The brute force approach means we'll examine every possible substring of the given string. For each substring, we will check if it meets the criteria to be the largest substring between two identical characters. We will keep track of the largest one found so far and eventually return that.

Here's how the algorithm would work step-by-step:

  1. Look at every possible substring within the whole string.
  2. For each substring, check if the first character of the string is the same as the last character.
  3. If the first and last character match, find the length of the substring between those identical characters.
  4. If they don't match, move on to the next substring.
  5. Compare the length of the current substring to the length of the longest substring found so far.
  6. If the current substring is longer, remember it as the longest substring.
  7. After checking all possible substrings, return the longest one that you found.

Code Implementation

def longest_substring_between_equal_characters_brute_force(input_string):
    longest_substring_length = -1

    for first_index in range(len(input_string)):
        for second_index in range(first_index + 1, len(input_string)):
            # Check for substrings between equal chars
            if input_string[first_index] == input_string[second_index]:

                current_substring_length = second_index - first_index - 1

                # Store largest substring length between
                if current_substring_length > longest_substring_length:

                    longest_substring_length = current_substring_length

    return longest_substring_length

Big(O) Analysis

Time Complexity
O(n³)The algorithm iterates through all possible substrings of the input string.
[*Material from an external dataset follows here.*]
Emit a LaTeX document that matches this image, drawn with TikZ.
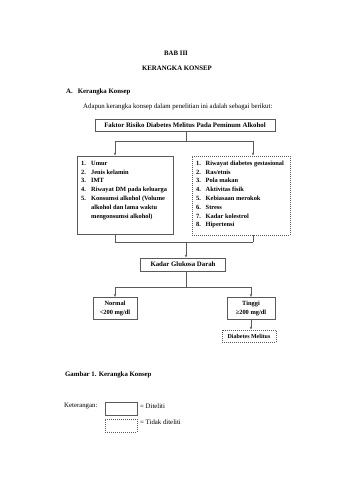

Generating all substrings requires nested loops, where the outer loop iterates from the start of the string (0 to n-1) and the inner loop iterates to the end of the string (i to n-1) giving us O(n²). For each substring generated, it compares the first and last characters, which takes O(1) time, and then calculates the length of the substring if they match, taking another O(n) in the worst case. Thus, this approach has a time complexity of O(n² * n), which simplifies to O(n³).
Space Complexity
O(1)The provided brute force algorithm primarily iterates through substrings using index manipulation and directly compares character values. It stores only a single variable to track the length of the longest substring found so far. Regardless of the input string's length N, the algorithm uses a constant amount of extra space. Therefore, the space complexity is O(1).

Optimal Solution

Approach

To find the largest substring between equal characters quickly, we'll record where we first see each character. Then, as we go through the string, we check if we've seen the character before and, if so, calculate the length between its first and last appearance.

Here's how the algorithm would work step-by-step:

  1. Create a way to remember the first time we see each character in the string.
  2. Go through the string, character by character.
  3. For each character, check if we've seen it before using our memory.
  4. If it's the first time we're seeing it, remember its location.
  5. If we've seen it before, calculate the distance between its first location and its current location.
  6. Keep track of the biggest distance we've found between matching characters.
  7. After checking all characters, the biggest distance we recorded is the answer.

Code Implementation

def largest_substring_between_equal_characters(input_string):
    first_occurrence = {}
    maximum_length = -1

    for index, character in enumerate(input_string):
        # Store the first index at which char appears
        if character not in first_occurrence:
            first_occurrence[character] = index

        # Update max length if necessary
        else:
            substring_length = index - first_occurrence[character] - 1
            maximum_length = max(maximum_length, substring_length)

    # Return result after iterating through the input
    return maximum_length

Big(O) Analysis

Time Complexity
O(n)The algorithm iterates through the string of length n once to record the first occurrence of each character and then iterates through the string again to calculate the distance between the first and last occurrences. Both of these iterations are independent and proportional to the length of the string. Therefore, the overall time complexity is O(n).
Space Complexity
O(1)The algorithm utilizes a data structure to remember the first occurrence of each character in the string. In the worst case, this structure, typically a hash map or array, will store the index of each unique character. Since the number of unique characters is limited by the character set (e.g., 26 for lowercase English letters), the space used is constant, independent of the input string's length N. Therefore, the auxiliary space complexity is O(1).

Edge Cases

Null or empty input string
How to Handle:
Return -1 immediately as no substring can exist.
String with only one character
How to Handle:
Return -1 because a substring between two equal characters requires at least two characters.
String with two equal characters at the beginning and end (e.g., 'aa')
How to Handle:
The correct length is 0 as the substring between them is empty.
String with no repeating characters
How to Handle:
Return -1 as there's no valid substring.
String with all identical characters (e.g., 'aaaa')
How to Handle:
Return the length of the string minus 2, which would be the length between the first and last character.
String with a large number of characters to consider performance.
How to Handle:
The solution should use a map or array to store first occurrences for O(n) time complexity.
String containing unicode or special characters
How to Handle:
The solution should correctly handle extended ASCII or Unicode characters in the string.
String where the largest substring is at the beginning or end.
How to Handle:
Iterate through the string, keeping track of the max length substring so far, ensuring to catch substrings at both ends.